Предисловие переводчика:
C тяжелым сердцем начал я переводить эту, как говорят, самую загадочную шекспировскую пьесу, где каждое упоминание о еврее по-английски — это по-русски упоминание о «жиде», который подло «торгует деньгами за проценты» при том, что деньги — в отличие от большинства других товаров на земле — «с момента своего рождения не меняют своей формы, не растут в земле, и не произрастают из нее, как это делают все овощи и фрукты», например.
На первый взгляд, такую пьесу с жестоким обличением целого, довольно популярного народа, не следовало бы писать великому Шекспиру, подумал я вначале, но оказалось, он и не написал ее. Когда мне удалось при переводе избавиться от слова «жид», которым так и кишели все известные мне переводы на русском языке, заменить «жида» вполне пригодным для Шекспира обиходным словом «еврей», вполне принятом в печати и в народе, и в русском языке, вложить в уста еврея Шейлока не оскорбительные «жидовские» слова о его жизненном уделе, понять его еврейские торговые перипетии, и осознать, в конце концов, каким беспомощным и жалким представлен он в трагические моменты его жизни в пьесе, то кроме радостного удивления развитию сюжета и наступлению «по-голливудски» счастливого конца, я вновь был переполнен упоением при чтении Шекспира и преклонением перед гением поэта, сумевшего из деликатной темы про злодейство денег на земле извлечь еще одно высокоморальное зерно:
Если подумать, что земля, в конце концов, населена всего одним народом, который именуется людьми, то люди по-людски должны сообща решать свои житейские проблемы и помнить, как «Отче наш», о бренности существования человека, с которым неизбежно, и на всем ее недолгом протяжении, жизнь человека по воле Бога сопряжена.
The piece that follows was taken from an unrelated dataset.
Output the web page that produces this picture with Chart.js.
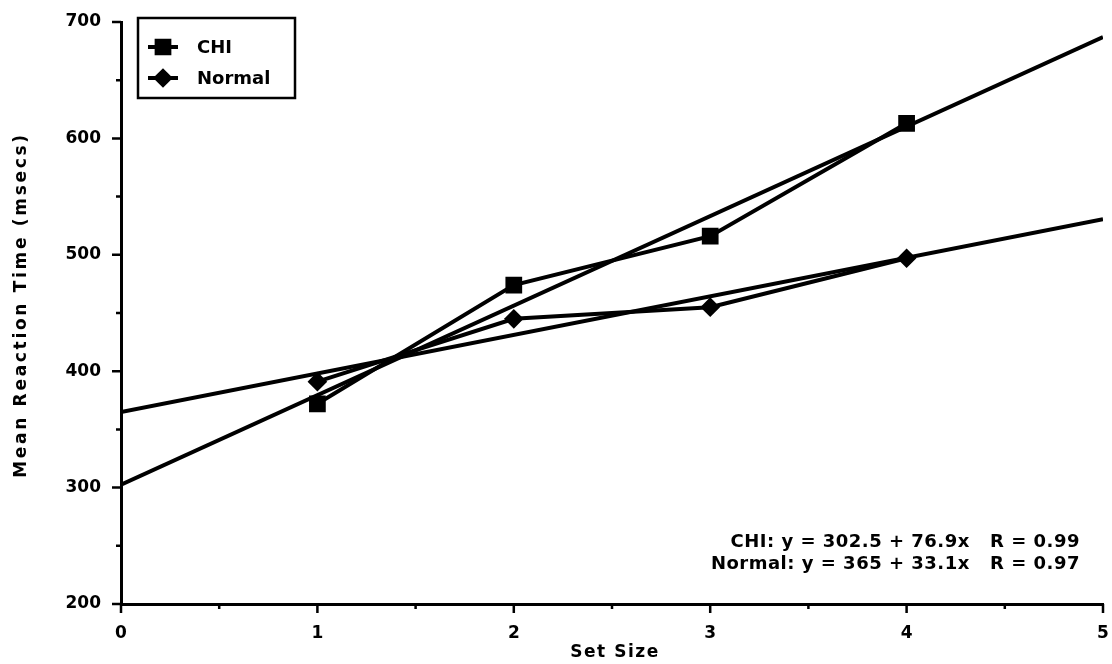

И в заключении, я все-таки коснусь, но очень кратко, всего одной, как популярной, так и не очень, темы, поднятой Шекспиром в этой пьесе: противопоставлению моральной нравственности Шейлока, торговавшего деньгами за проценты, морали христианина, который торговал по всему миру всем остальным, понятно, что тоже не без выгоды себе.
Еврей за деньги захотел, неважно по каким соображениям, получить от христианина полкилограмма его живого мяса: дикое желание, абсолютно несоизмеримое с возвратом денег, взятых в долг. По причинам разного характера ему это не удалось. А вот христианин сумел, при помощи судебной и враждебной еврею казуистики, навсегда лишить его иудаизма, вынудив еврея от веры добровольно отказаться под страхом быть повешенным за хотя и неудачную, но все-таки попытку посягнуть на плоть христианина.
И хотя пьеса Шекспиром названа комедией, мне, уже вот который месяц, от прочитанной мной пьесы не до смеху, однако мыслей и соображений по поводу сравнительной морали двух традиций мне хватает на вереницу многих мыслей, в самом разном направлении.